Digital Play offers a uniquely critical analysis of interactive media. Inspired by the work of Raymond Williams, the book traces the development of video gaming from its humble origins in hacker circles to its current status as a $20 billion global cultural industry. Stephen Kline, Nick Dyer-Witheford, and Greig de Peuter systematically debunk cyber-guru optimism about globally networked digital communications by analysing the management practices of the corporations that designed and marketed video games to youthful audiences. They reveal that the ascent of this new communications industry has been anything but smooth and inevitable. From Atari to Microsoft, Space Invaders to The Sims, the authors uncover the successive crises that forced game makers, faced with constant instabilities in the global entertainment sector, to become increasingly innovative.

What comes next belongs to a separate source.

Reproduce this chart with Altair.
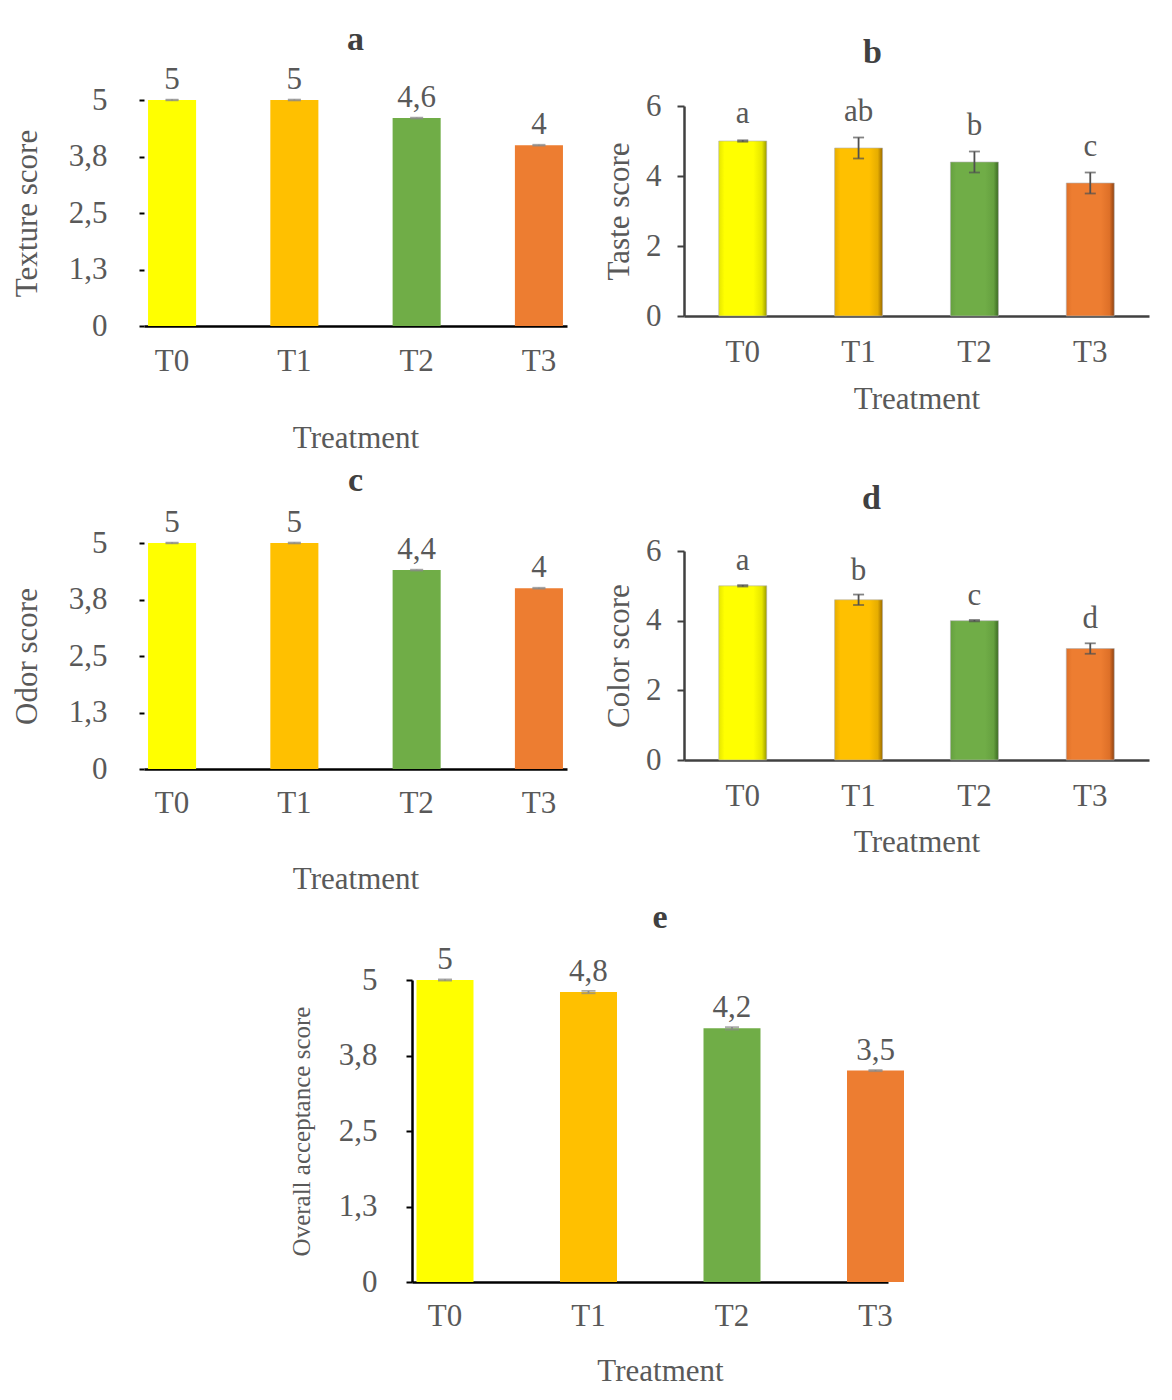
import altair as alt
import pandas as pd

# ---------------- data ----------------
treatments = ["T0", "T1", "T2", "T3"]
bar_colors = ["#FFFF00", "#FFC000", "#70AD47", "#ED7D31"]
dark_colors = ["#9a9a00", "#9a6a00", "#3b6a22", "#8f4210"]
edge_colors = ["#e6e600", "#e6ad00", "#65a03f", "#de7028"]

texture = [5.0, 5.0, 4.6, 4.0]
texture_err = [0.01, 0.01, 0.01, 0.01]

taste = [5.0, 4.8, 4.4, 3.8]
taste_err = [0.02, 0.3, 0.3, 0.3]
taste_letters = ["a", "ab", "b", "c"]

odor = [5.0, 5.0, 4.4, 4.0]
odor_err = [0.01, 0.01, 0.01, 0.01]

color_score = [5.0, 4.6, 4.0, 3.2]
color_err = [0.02, 0.15, 0.02, 0.15]
color_letters = ["a", "b", "c", "d"]

overall = [5.0, 4.8, 4.2, 3.5]
overall_err = [0.01, 0.02, 0.02, 0.01]

ticks5 = [0, 1.25, 2.5, 3.75, 5]
ticks5_labels = ["0", "1,3", "2,5", "3,8", "5"]
ticks6 = [0, 2, 4, 6]
ticks6_labels = ["0", "2", "4", "6"]

FONT = "Liberation Serif"
TXT = "#595959"


def fmt(v):
    return ("%g" % v).replace(".", ",")


def label_expr(vals, labs):
    expr = "''"
    for v, l in reversed(list(zip(vals, labs))):
        expr = f"abs(datum.value - {v}) < 0.001 ? '{l}' : ({expr})"
    return expr


def panel(values, errs, labels, ytitle, letter, width, height, ymax,
          tvals, tlabs, pin, pout, shaded, axis_color, show_ydomain,
          tick_size, lab_pad, ytitle_x, xlab_pad, xtitle_y, ytitle_size,
          title_off, title_dx, label_dy, cap, yrange=None, xrange=None,
          yoffset=0, xtitle_x=None, bar_w=None, xalign=None):
    df = pd.DataFrame({
        "t": treatments,
        "v": values,
        "lo": [v - e for v, e in zip(values, errs)],
        "hi": [v + e for v, e in zip(values, errs)],
        "lab": labels,
        "c": bar_colors,
    })
    xs = dict(domain=treatments, paddingInner=pin, paddingOuter=pout)
    if xrange is not None:
        xs["range"] = xrange
    if xalign is not None:
        xs["align"] = xalign
    xax = dict(
        labelAngle=0, ticks=False, tickSize=0, domainColor=axis_color,
        domainWidth=2.5, labelFont=FONT, labelFontSize=31, labelColor=TXT,
        labelBaseline="alphabetic", labelPadding=xlab_pad,
        titleFont=FONT, titleFontSize=31, titleColor=TXT,
        titleFontWeight="normal", titleBaseline="alphabetic",
        titleY=xtitle_y, grid=False,
    )
    if xtitle_x is not None:
        xax["titleX"] = xtitle_x
    xenc = alt.X("t:N", sort=treatments, scale=alt.Scale(**xs),
                 title="Treatment", axis=alt.Axis(**xax))
    yaxis = alt.Axis(
        values=tvals, labelExpr=label_expr(tvals, tlabs), grid=False,
        domain=show_ydomain, domainColor=axis_color, domainWidth=2.5,
        tickColor=axis_color, tickWidth=2, tickSize=tick_size,
        labelFont=FONT, labelFontSize=31, labelColor=TXT, labelPadding=lab_pad,
        titleFont=FONT, titleFontSize=ytitle_size, titleColor=TXT,
        titleFontWeight="normal", titleBaseline="middle", titleX=ytitle_x,
        offset=yoffset,
    )
    ys = dict(domain=[0, ymax], nice=False, zero=True)
    if yrange is not None:
        ys["range"] = yrange
    yscale = alt.Scale(**ys)

    def Y(field):
        return alt.Y(field, scale=yscale, axis=yaxis, title=ytitle)

    base = alt.Chart(df)
    layers = []
    if shaded:
        for t, c, d, e in zip(treatments, bar_colors, dark_colors, edge_colors):
            grad = alt.Gradient(
                gradient="linear", x1=0, x2=1, y1=0, y2=0,
                stops=[
                    alt.GradientStop(offset=0, color=e),
                    alt.GradientStop(offset=0.12, color=c),
                    alt.GradientStop(offset=0.72, color=c),
                    alt.GradientStop(offset=0.9, color=e),
                    alt.GradientStop(offset=1, color=d),
                ],
            )
            layers.append(
                base.transform_filter(alt.datum.t == t)
                .mark_bar(color=grad, stroke="#b0b0b0", strokeWidth=0.6)
                .encode(x=xenc, y=Y("v:Q"))
            )
    else:
        layers.append(
            base.mark_bar(**({"width": bar_w} if bar_w else {})).encode(
                x=xenc, y=Y("v:Q"), color=alt.Color("c:N", scale=None)
            )
        )
    ecol = "#505050" if shaded else "#8a8a8a"
    layers.append(base.mark_rule(color=ecol, strokeWidth=1.8).encode(
        x=xenc, y=Y("lo:Q"), y2="hi:Q"))
    layers.append(base.mark_tick(color=ecol, size=cap, thickness=1.8,
                                 orient="horizontal").encode(x=xenc, y=Y("lo:Q")))
    layers.append(base.mark_tick(color=ecol, size=cap, thickness=1.8,
                                 orient="horizontal").encode(x=xenc, y=Y("hi:Q")))
    layers.append(
        base.mark_text(font=FONT, fontSize=31, color=TXT, baseline="alphabetic",
                       dy=label_dy).encode(x=xenc, y=Y("hi:Q"), text="lab:N")
    )
    return alt.layer(*layers).properties(
        width=width, height=height,
        title=alt.TitleParams(
            letter, font=FONT, fontSize=34, fontWeight="bold", color="#404040",
            anchor="middle", frame="group", baseline="alphabetic",
            offset=title_off, dx=title_dx,
        ),
    )


pa = panel(texture, texture_err, [fmt(v) for v in texture], "Texture score", "a",
           423, 226, 5, ticks5, ticks5_labels, 0.607, 0.033, False, "#000000",
           False, 5, 32, -117, 44, 121, 31, -20, 0, -11, 13)
pb = panel(taste, taste_err, taste_letters, "Taste score", "b",
           465, 216, 6, ticks6, ticks6_labels, 0.586, 0.30, True, "#404040",
           True, 7, 16, -65, 45, 92, 31, -7, -44, -17, 11, yrange=[216, 6])
pc = panel(odor, odor_err, [fmt(v) for v in odor], "Odor score", "c",
           423, 232, 5, ticks5, ticks5_labels, 0.607, 0.033, False, "#000000",
           False, 5, 32, -117, 43, 119, 31, -18, 0, -11, 13, yrange=[232, 6])
pd_ = panel(color_score, color_err, color_letters, "Color score", "d",
            465, 223, 6, ticks6, ticks6_labels, 0.586, 0.30, True, "#404040",
            True, 7, 16, -65, 45, 91, 31, -8, -45, -15, 11, yrange=[223, 14])
pe = panel(overall, overall_err, [fmt(v) for v in overall],
           "Overall acceptance score", "e",
           224, 302, 5, ticks5, ticks5_labels, 0.8258, 0.0714, False, "#000000",
           True, 6, 29, -111, 43, 98, 25, -18, -136, -10, 14,
           xrange=[-272, 204], yoffset=272, xtitle_x=-24, bar_w=57, xalign=1)

spacer = alt.Chart(pd.DataFrame({"s": [0]})).mark_point(opacity=0).encode(
    x=alt.value(0), y=alt.value(0)).properties(width=1, height=1)

chart = alt.concat(
    pa, pb, pc, pd_, spacer, pe, columns=2,
    spacing={"row": 211, "column": 117}, bounds="flush", align="each",
).properties(
    padding={"left": 2, "top": 14, "right": 0, "bottom": 0},
    background="white",
).configure(
    font=FONT, view=alt.ViewConfig(stroke="transparent")
)

chart.save("out.html", embed_options={"renderer": "svg", "actions": False})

In a marketplace that demands perpetual upgrades, the survival of interactive play ultimately depends on the adroit management of negotiations between game producers and youthful consumers of this new medium. The authors suggest a model of expansion that encompasses technological innovation, game design, and marketing practices. Their case study of video gaming exposes fundamental tensions between the opposing forces of continuity and change in the information economy: between the play culture of gaming and the spectator culture of television, the dynamism of interactive media and the increasingly homogeneous mass-mediated cultural marketplace, and emerging flexible post-Fordist management strategies and the surviving techniques of mass-mediated marketing. Digital Play suggests a future not of democratizing wired capitalism but instead of continuing tensions between "access to" and "enclosure in" technological innovation, between inertia and diversity in popular culture markets, and between commodification and free play in the cultural industries.